Нам очень трудно представить, как могла действовать такая процессуальная норма. Как нынешний судья вряд ли полностью доверится клятве одной из сторон, точно также кажется невероятным, что можно было взять раскаленное железо и не сжечь руку, или быть брошенным в реку и не утонуть. Подвергнуть такому испытанию, по мнению ряда современных историков, значило фактически подтвердить обвинение. "Вряд ли были случаи, когда обвиненный не обжигался, держа в руках раскаленное железо" - пишет, например, А. А. Зимин. Однако в той же «Русской правде» совершенно четко оговаривается система выплат чиновникам, организующим испытание, если испытание огнем не подтвердит обвинение "аже не ожьжется'' [ст. 85—87]. Нет никаких оснований предполагать, что эти статьи составлены из чистого лицемерия. Русские международные правовые акты, например, "Правда Смоленска с Ригой и Готским берегом" 1229 г., также знают испытание огнем и водой «своею волею» [ст.9]. В отличие от Византии, русские законодатели даже не предполагали специального наказания за ложную клятву – по византийской "Эклоге'' "тот, кто... дал ложную клятву, да подвергнется отрезанию языка " [титул ХVII, ст.2]. Видимо, в обществе Древней Руси клятвопреступление встречалось крайне редко.

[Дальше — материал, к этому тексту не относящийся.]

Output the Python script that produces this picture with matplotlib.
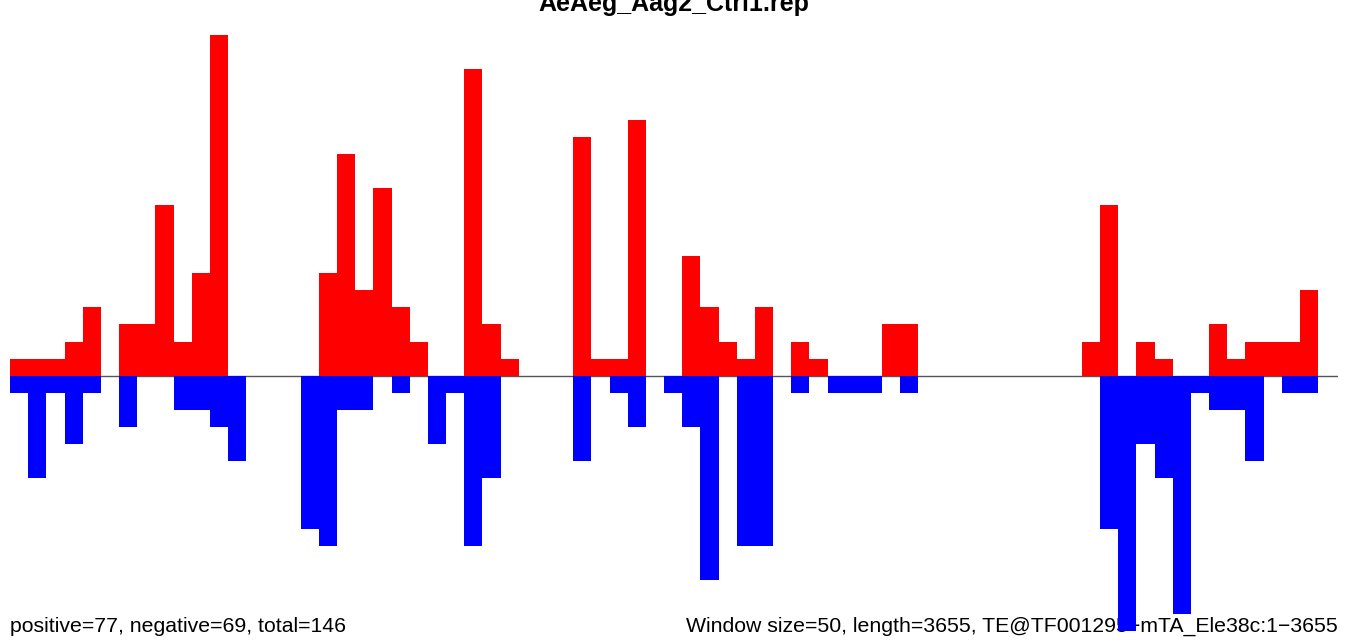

Но важно другое – русский человек ХI-XV веков свято верил что истина не только существует в умозрительной области идей, но и проявляет себя вполне конкретно, оставляя руку неправедно обвиненного не обожженной и наказывая всяческими бедами клятвопреступника. Он знал, что от истины не укроются ни дела ни мысли, а потому старался избегать ситуаций, в которых с ней приходилось вступать в конфликт, даже если это оборачивалось убытком. Парадокс той далекой эпохи заключался в том, что люди могли совершать тяжкие преступления, и в то же время ни при каких обстоятельствах не преступать клятвы и крестоцелования. Для них был некоторый уровень, дальше которого преступление распространяться не могло. Этот уровень и есть тот нижний предел нравственного сознания, который позволяют установить памятники древнерусского права.

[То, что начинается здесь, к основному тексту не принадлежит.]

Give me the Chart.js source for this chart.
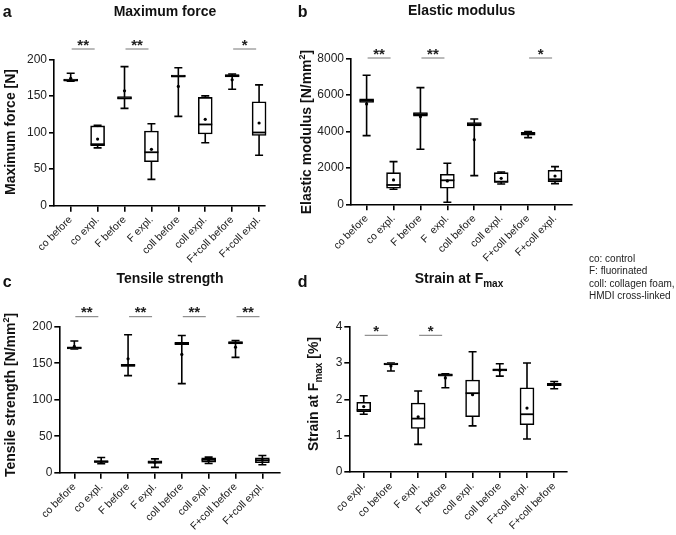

Решающее значение при денежных и имущественных тяжбах псковичей имело предъявление правильно оформленного документа: «рядницы» или записи, копия ("противень") которой хранится "во святей Троицы в ларе", то есть в государственном архиве Пскова, размещавшемся в кафедральном Троицком соборе. Только если такого документа не было, суд предлагал ответчику выбор между крестоцелованием, полем и возмещением иска. В уголовных делах роль рядницы выполняли послухи. Они гарантировали справедливость обвинения и подозреваемый имел дело на процессе именно с ними, а не с потерпевшим. Только если послухов не удавалось разыскать, обвиненный в убийстве без прямых улик подвергался испытанию железом "из неволи". "То же будеть послухов 7, то ти выведуть виру" [ст.18 "Русской правды" пространная редакция] - семь послухов, если они объявят о невиновности обвиняемого в убийстве, снимают с него обвинение. Показания послухов считались равнозначными "Божьему суду".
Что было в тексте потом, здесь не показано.